I’ve been traveling. I was in Tunisia for a couple of weeks (with a surprise bonus day in Malta!), and then I went visiting friends in Minneapolis and Portland (Oregon) to let them convince me I should move to each of their cities. It was an awfully difficult decision, but in the end, Portland won out. The food scene there is really incredible, and with all the amazing mountains and ocean views within two hours’ drive… I couldn’t say no. So I’ll give it a year, and if the rain and west-coast hippies wear me out, then I’ll go to Minneapolis with the snow and midwestern hippies.
Aw, I love midwestern hippies.
I’d love to post all kinds of pictures from my travels, but I’m in Asheville now, at my parents’ house, and their computer is vastly confusing to me, so we’re just going to cross our fingers that at least these pepper pictures make it up with no problems.

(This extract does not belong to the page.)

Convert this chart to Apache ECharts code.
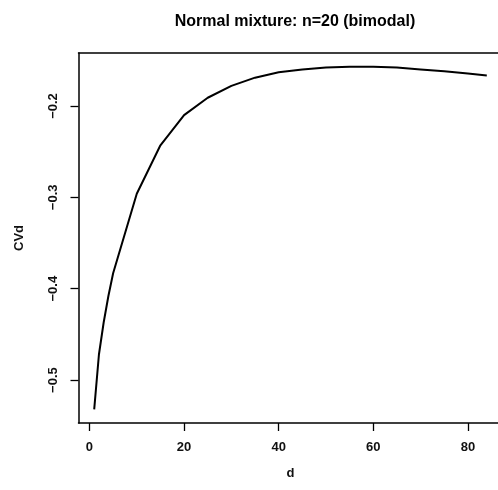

Yes, it’s a little weird being back in America, but it’s going much better than it did the last time I came back from a Peace Corps assignment. I still have a moment now and again where I’m in the megamart and I can’t remember how to get out again (today I stared, dumbfounded, at half an aisle full of Cool Whip), but I feel like I know how to deal with it, and I know I’ll be moving to a city soon where I won’t be out of the loop for not having a car. Asheville is a great place to have grown up in and it has many wonderful qualities, but public transportation is not one of them, and I’ve made the decision that I’m not going to burn any more fossil fuels than I have to. I’ve become instantly enamored of services like Zipcar, and I’m very excited about getting a bike and a bus pass.
But I digress. Food! That’s why I’m writing. I’m camped out at my parents’ house for the month and made this out of what I rummaged in the fridge. Fancy name, roasted pepper roulade with fig compote. Real name, pepper garlic yummins. I added the compote to keep the garlic from overpowering. You could drizzle some dark honey on, if you’re not around an eastern European grocery that would have fig compote, or you could mush up a fresh fig or two to put in the cheese mixture. (Or you could just make your own danged fig compote.) Can you tell I already miss sirene? Feta’s good, but it’s not the same.
Roasted Pepper Roulades with Fig Compote
2 red bell peppers
2 green bell peppers
1/4 cup crumbled feta cheese
1 tablespoon plain whole milk yogurt
1-2 cloves garlic, minced very finely or grated
1 tablespoon grated onion
3 tablespoons finely chopped parsley
fig compote or dark honey
Roast bell peppers, either over a flame or under the broiler, turning often, until peppers are mostly black. Remove to a bowl or saucepan, and cover tightly. Let sit for at least 10 minutes, then remove lid. When peppers are cool enough to handle, peel off most of the black bits with your fingers. They’ll look like this.
Slice off the top and bottom of each pepper, taking as little of the flesh as possible, then make a slit up one side and open the pepper so that you can roll it out flat on the cutting surface. Remove and discard the seeds and any large ribs.
In a small bowl mix together cheese and yogurt. Add garlic, onion, and parsley and combine well. Take about a tablespoon of filling and spread it evenly along one of the roasted peppers, leaving a little room around the edges. Roll up the pepper and slice it in half. Do this with the remaining peppers and arrange on each of 4 small plates, with half of a green pepper and half of a red pepper on each plate. Drizzle with the syrup from the fig compote and serve.